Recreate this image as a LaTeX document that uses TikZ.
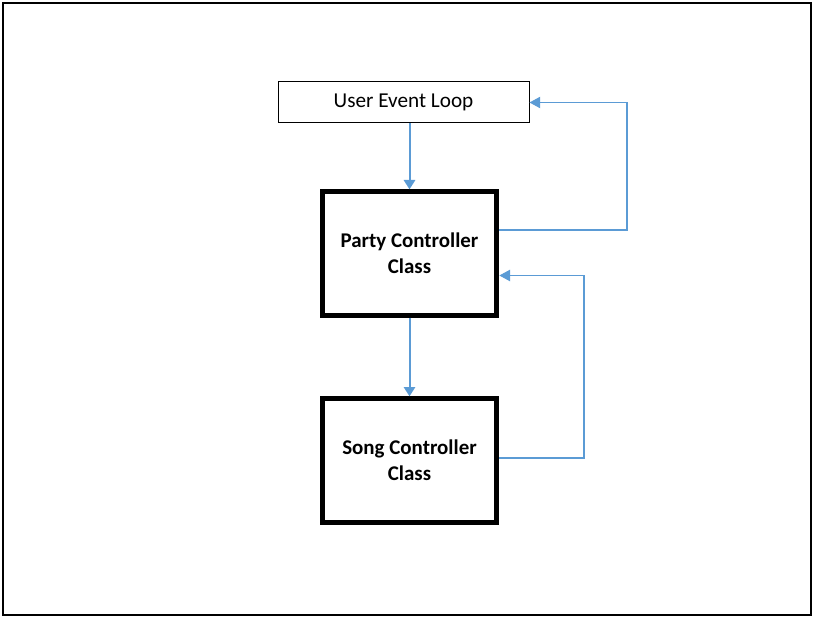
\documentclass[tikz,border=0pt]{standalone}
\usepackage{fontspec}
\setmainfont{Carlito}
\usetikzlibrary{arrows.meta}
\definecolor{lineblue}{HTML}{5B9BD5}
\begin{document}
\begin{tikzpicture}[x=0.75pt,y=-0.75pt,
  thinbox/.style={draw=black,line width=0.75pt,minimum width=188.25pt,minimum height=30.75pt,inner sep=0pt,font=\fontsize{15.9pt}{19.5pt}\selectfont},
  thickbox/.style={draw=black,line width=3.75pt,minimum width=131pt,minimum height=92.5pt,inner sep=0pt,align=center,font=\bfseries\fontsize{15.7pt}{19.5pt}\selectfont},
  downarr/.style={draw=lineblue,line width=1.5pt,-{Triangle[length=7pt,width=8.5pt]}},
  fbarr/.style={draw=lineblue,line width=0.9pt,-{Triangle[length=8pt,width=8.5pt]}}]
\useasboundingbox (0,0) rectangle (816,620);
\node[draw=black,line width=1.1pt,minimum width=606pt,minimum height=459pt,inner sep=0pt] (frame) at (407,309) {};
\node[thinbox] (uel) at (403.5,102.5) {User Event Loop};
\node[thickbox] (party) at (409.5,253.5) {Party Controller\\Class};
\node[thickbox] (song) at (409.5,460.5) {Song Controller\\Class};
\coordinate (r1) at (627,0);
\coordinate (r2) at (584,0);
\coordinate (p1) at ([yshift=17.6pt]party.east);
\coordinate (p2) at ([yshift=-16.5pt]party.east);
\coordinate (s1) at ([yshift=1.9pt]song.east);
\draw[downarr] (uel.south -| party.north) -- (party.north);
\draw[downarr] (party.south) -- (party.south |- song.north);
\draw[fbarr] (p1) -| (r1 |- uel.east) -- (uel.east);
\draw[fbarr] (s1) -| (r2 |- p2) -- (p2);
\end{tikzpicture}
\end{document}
============
Your task is to reproduce all of the material exactly. The pictures stay out.

• _RESPONSE TO THIS TASK_
Recreate this image as a LaTeX document that uses TikZ.
\documentclass[tikz,border=0pt]{standalone}
\usepackage{fontspec}
\setmainfont{Carlito}
\usetikzlibrary{arrows.meta}
\definecolor{lineblue}{HTML}{5B9BD5}
\begin{document}
\begin{tikzpicture}[x=0.75pt,y=-0.75pt,
  thinbox/.style={draw=black,line width=0.75pt,minimum width=188.25pt,minimum height=30.75pt,inner sep=0pt,font=\fontsize{15.9pt}{19.5pt}\selectfont},
  thickbox/.style={draw=black,line width=3.75pt,minimum width=131pt,minimum height=92.5pt,inner sep=0pt,align=center,font=\bfseries\fontsize{15.7pt}{19.5pt}\selectfont},
  downarr/.style={draw=lineblue,line width=1.5pt,-{Triangle[length=7pt,width=8.5pt]}},
  fbarr/.style={draw=lineblue,line width=0.9pt,-{Triangle[length=8pt,width=8.5pt]}}]
\useasboundingbox (0,0) rectangle (816,620);
\node[draw=black,line width=1.1pt,minimum width=606pt,minimum height=459pt,inner sep=0pt] (frame) at (407,309) {};
\node[thinbox] (uel) at (403.5,102.5) {User Event Loop};
\node[thickbox] (party) at (409.5,253.5) {Party Controller\\Class};
\node[thickbox] (song) at (409.5,460.5) {Song Controller\\Class};
\coordinate (r1) at (627,0);
\coordinate (r2) at (584,0);
\coordinate (p1) at ([yshift=17.6pt]party.east);
\coordinate (p2) at ([yshift=-16.5pt]party.east);
\coordinate (s1) at ([yshift=1.9pt]song.east);
\draw[downarr] (uel.south -| party.north) -- (party.north);
\draw[downarr] (party.south) -- (party.south |- song.north);
\draw[fbarr] (p1) -| (r1 |- uel.east) -- (uel.east);
\draw[fbarr] (s1) -| (r2 |- p2) -- (p2);
\end{tikzpicture}
\end{document}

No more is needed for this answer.